Las políticas públicas deben estar dirigidas a activar el empleo de calidad y no la precariedad. Por eso, resulta contraproducente desmontar los incentivos fiscales de las empresas generadoras de empleos, como es el caso de las empresas localizadas en la frontera, y mantener el salario mínimo en los niveles actuales. Debemos reinventar el trabajo en un mundo en el que algunos predicen el “fin del trabajo” (Rifkin) y otros señalan que todos estamos deviniendo población residual, excedente, prescindible (Bauman).
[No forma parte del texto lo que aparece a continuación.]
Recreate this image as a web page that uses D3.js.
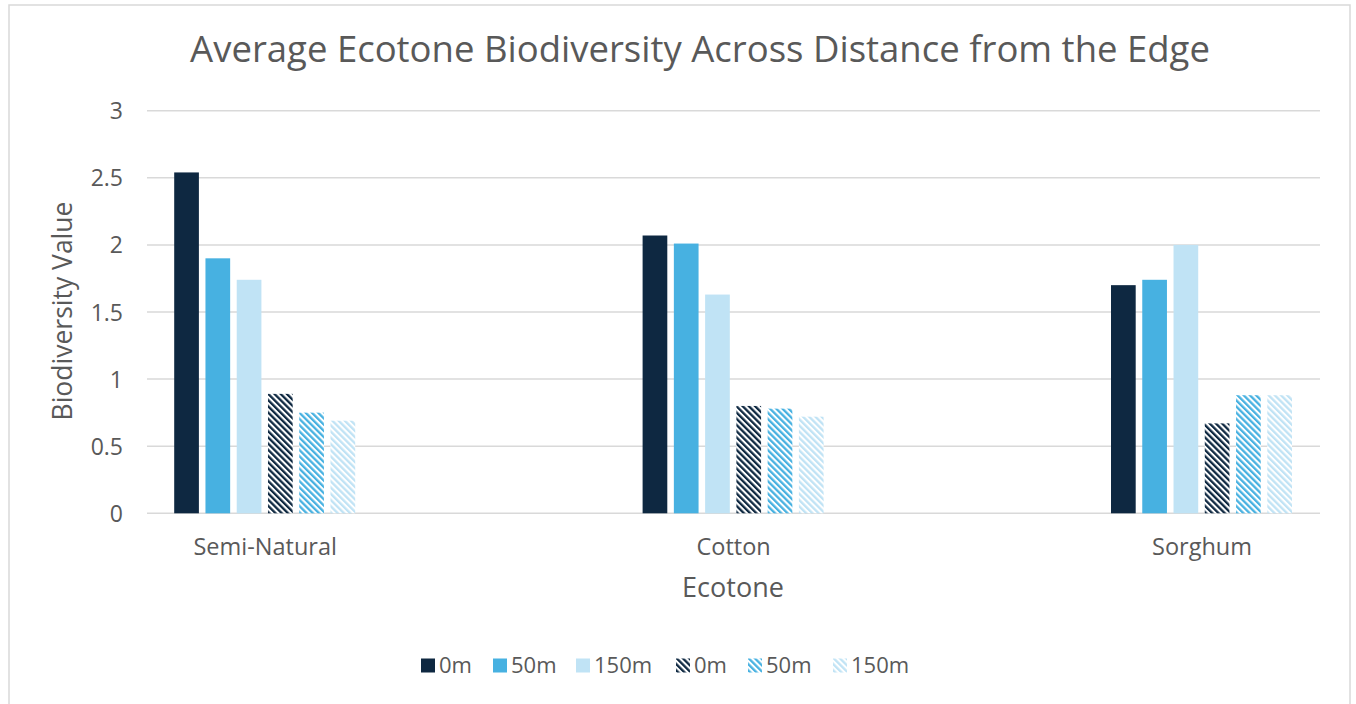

De ahí que, hoy, más que ayer y más que nunca, hace sentido el proyecto de Pedro Francisco Bonó, de optar por las clases trabajadoras, de cifrar la esperanza de desarrollar el ideal republicano a través de la confianza en los trabajadores, en “el respeto al trabajador y al fruto de su trabajo”, creando así “este elemento indispensable a la conservación de las naciones (…) hacer amar la patria por el mayor número que son los pequeños”. Solo una verdadera República del trabajo hará nuestra sociedad más libre, democrática, justa y solidaria.